Thanks. It does seem simpler with the $1$ in the denominator.

 

[Delta2]

@bob012345, multiply the identity $\dfrac{1}{(x+3i)(x-3i)} = \dfrac{A}{x + 3i} + \dfrac{B}{x-3i}$ by the factor $(x-3i)$, and then set $x = 3i$ (you can do this because the identity holds for all $x$). And do a similar thing to find $A$.

But for x=3i makes some of the denominators of the identity zero...

 

[bob012345]

But for x=3i makes some of the denominators of the identity zero...

If you multiply both sides by one of the factors, say $x-3i$, solve for $A$ and then set $x=3i$ it works. Cancel those terms before you make the substitution.

 

[Tapias5000]

But for x=3i makes some of the denominators of the identity zero...

That's the idea, so you can find A, then do x=-3i and find B.

 

[bob012345]

That's the idea, so you can find A, then do x=-3i and find B.

I think it is being suggested this is like the proof $1=2$.

 

[Tapias5000]

If you multiply both sides by one of the factors, say $x-3i$, solve for $A$ and then set $x=3i$ it works. Cancel those terms before you make the substitution.

Emmm, by multiplying both sides by (x-3i) and then making x=3i, you will not fall into any error, it is valid to do so.

 

[Delta2]

It should not have been left to the reader to do first the multiplication of the identity by x-3i, it should have been explicitly mentioned by @ergospherical :D.

 

[vela]

But for x=3i makes some of the denominators of the identity zero...

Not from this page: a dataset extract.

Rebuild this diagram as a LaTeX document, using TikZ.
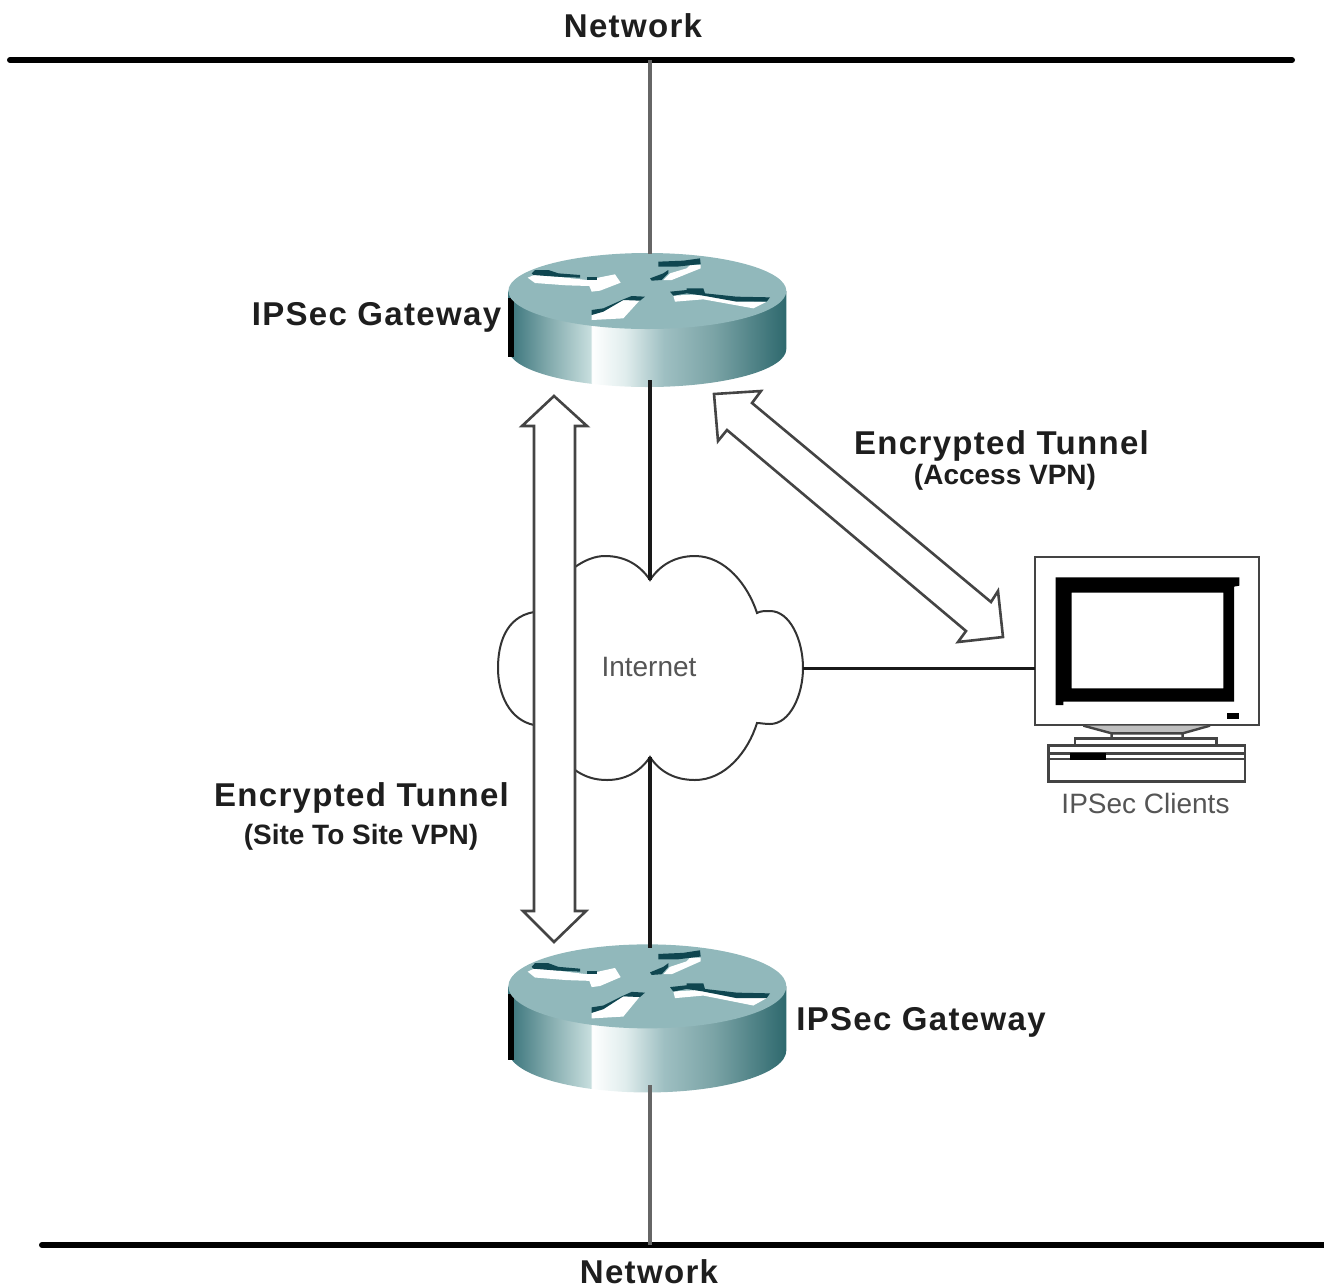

You can think of it like this:
\begin{align*}
\lim_{x \to 3i} (x-3i)\frac{1}{(x-3i)(x+3i)} &= \lim_{x \to 3i} (x-3i)\left[\frac{A}{x-3i}+\frac{B}{x+3i}\right] \\
\lim_{x \to 3i} \frac{1}{x+3i} &= \lim_{x \to 3i} \left[A+B\frac{x-3i}{x+3i}\right] \\
\end{align*} After canceling the factors of $x-3i$, the functions are continuous at $x=3i$, so you can evaluate the limit by simply plugging in the value.

 

[Mark44]

Please take a look at attached calculation.

This is exactly how I would do it.

 

[Mark44]

I think it is being suggested this is like the proof $1=2$.

No, not at all. I think you might be referring to the post by ergospherical.

multiply the identity $\dfrac{1}{(x+3i)(x-3i)} = \dfrac{A}{x + 3i} + \dfrac{B}{x-3i}$ by the factor $(x-3i)$, and then set $x = 3i$ (you can do this because the identity holds for all $x$). And do a similar thing to find $A$.

An important point is that the equation above is an identity: one that is is true for all values of the variable x, excepting only $x = \pm 3i$. For any values of x other than these two, we can multiply both sides of the equation by $(x + 3i)(x - 3i)$ to get this equation:
$1 = A(x - 3i) + B(x + 3i)$
The new equation is still an identity: it must be true for any value of x. The way I chose to go is to solve for A and B like so:
##1 = (A + B)x - 3i(A - B)
For this to be true for all values of x, A + B must be 0 (there is no x term on the left side), and -3i(A - B) = 1.
Solve these two equations for A and B, and Bob's your uncle.

 

[Tapias5000]

It should not have been left to the reader to do first the multiplication of the identity by x-3i, it should have been explicitly mentioned by @ergospherical :D.

hehe, I use Quora more so my answers are usually complete aum, I'm not used to this forum at all hehe.

 

[mitochan]

Thanks. It does seem simpler with the $1$ in the denominator.

Then
\int \frac{dx}{x^2+2}= \frac{1}{\sqrt{2}}\int\frac{d\frac{x}{\sqrt{2}}}{(\frac{x}{\sqrt{2}})^2+1}=...

 

[bob012345]

Then
\int \frac{dx}{x^2+2}= \frac{1}{\sqrt{2}}\int\frac{d\frac{x}{\sqrt{2}}}{(\frac{x}{\sqrt{2}})^2+1}=...

I just used a basic trig with $tan(\theta)= \large\frac{x}{a}$ and it worked fine.

 

[Mark44]

I just used a basic trig with $tan(\theta)= \large\frac{x}{a}$ and it worked fine.

The image in post #36 shows why this substitution works. For $x^2 + 2$, the length of the leg adjacent to the angle is $\sqrt 2$ rather than 1.